Cafouillage constitutionnel

« Le roi, en vertu de la Constitution, est chargé de la détermination des grandes orientations stratégiques, et la politique africaine en fait partie. Ce n’est pas du domaine des affaires courantes, mais un domaine réservé au roi. Les ministres en question ont signé sous sa couverture », analyse le constitutionnaliste de la commission de Abdellatif Menouni. Même écho du côté de Khalid Naciri : « L’élément déterminant pour la signification des affaires courantes, c’est l’intervention ou non de Sa Majesté. Là, c’est l’institution monarchique qui transcende les gouvernements, en dehors du cadre historique. » Une lecture qui s’appuie sur l’article 42 de la Constitution qui dispose que le roi est « Garant de la pérennité et de la continuité de l’État ». « Les questions stratégiques sont la chasse gardée du roi, qui préside le Conseil des ministres », justifie un membre du gouvernement sortant.
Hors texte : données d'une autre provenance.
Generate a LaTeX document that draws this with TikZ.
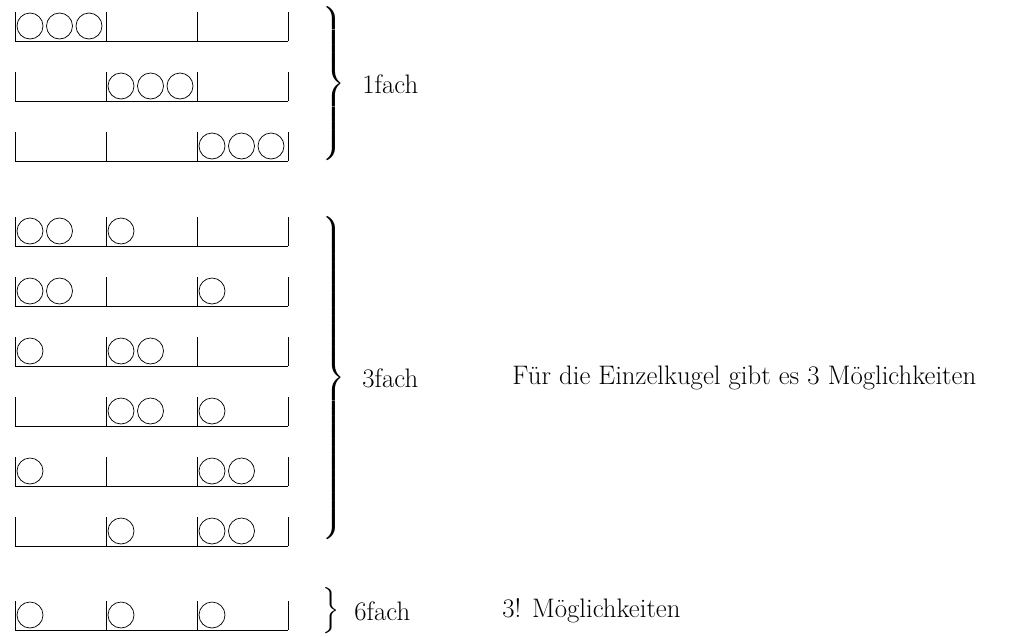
\documentclass[tikz,border=0pt]{standalone}
\usepackage{exscale}
\usepackage{tikz}

\newcommand{\bigbrace}[1]{$\left.\vcenter{\hrule height #1 width 0pt}\right\}$}

\begin{document}
\begin{tikzpicture}[x=0.0197cm, y=-0.0197cm,
  font=\fontsize{15}{18}\selectfont,
  label/.style={anchor=west, inner sep=0pt},
  brace/.style={inner sep=0pt}]
\useasboundingbox (0,0) rectangle (1026,636);
% rows: bottom line, balls in the three boxes
\foreach \yb/\na/\nb/\nc in {41/3/0/0, 101/0/3/0, 161/0/0/3,
    246/2/1/0, 306/2/0/1, 366/1/2/0, 426/0/2/1, 486/1/0/2, 546/0/1/2,
    630/1/1/1} {
  \draw (15,\yb) -- (288,\yb);
  \foreach \x in {15,106,197,288} {\draw (\x,\yb-29) -- (\x,\yb);}
  \foreach \bx/\n in {15/\na,106/\nb,197/\nc} {
    \foreach \j in {1,2,3} {
      \ifnum\j>\n\else
        \draw (\bx+15+29.5*\j-29.5,\yb-15) circle [radius=0.256cm];
      \fi
    }
  }
}
% braces and labels
\node[brace] (br1) at (333,84) {\bigbrace{3.08cm}};
\node[label] (l1) at (362,84) {1fach};
\node[brace] (br3) at (333,378) {\bigbrace{6.45cm}};
\node[label] (l3) at (362,378) {3fach};
\node[label] (t3) at (512,378) {Für die Einzelkugel gibt es 3 Möglichkeiten};
\node[brace] (br6) at (330,611) {\bigbrace{0.92cm}};
\node[label] (l6) at (354,611) {6fach};
\node[label] (t6) at (502,611) {3! Möglichkeiten};
\end{tikzpicture}
\end{document}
Mustapha Sehimi, lui, n’est pas de cet avis, car « il n’est pas dit, dans la Constitution, que les conventions signées à titre dérogatoire dans les délégations royales ne relèvent pas des affaires courantes. » Bref, le cafouillage est tel que la notion des affaires courantes devient insaisissable. « Quand il y a une visite officielle de Sa Majesté dans des pays et des conventions à signer, doit-on leur dire qu’on ne fait qu’expédier les affaires courantes ? C’est du n’importe quoi ! », répond Mohamed Boussaïd, brandissant le principe de la continuité de l’État.

L’État, c’est moi

Tiraillé entre son alliance avec l’Istiqlal et les conditions posées par le président du RNI, Aziz Akhannouch, Abdelilah Benkirane peine à former une majorité depuis le 10 octobre. Sans gouvernement depuis deux mois, le Maroc continue de tourner à plein régime. COP22, tournée royale, annonce de lancement du gazoduc ouest-africain… rien ne semble être bloqué par la crise gouvernementale. Un message à peine voilé du Palais, destiné à Benkirane et laissant entendre que le roi est le seul maître à bord. C’est du moins l’analyse de Mustapha Sehimi, qui enfile sa casquette de politologue : « Il y a une volonté royale de reprendre la main. C’est bien entendu un message politique : pendant que moi je travaille sur de grands projets, Benkirane n’arrive pas à former une majorité ». Même son de cloche auprès d’un vieux routier de la politique, qui requiert l’anonymat : « Le message consiste à dire qu’avec ou sans gouvernement, l’État fonctionne ».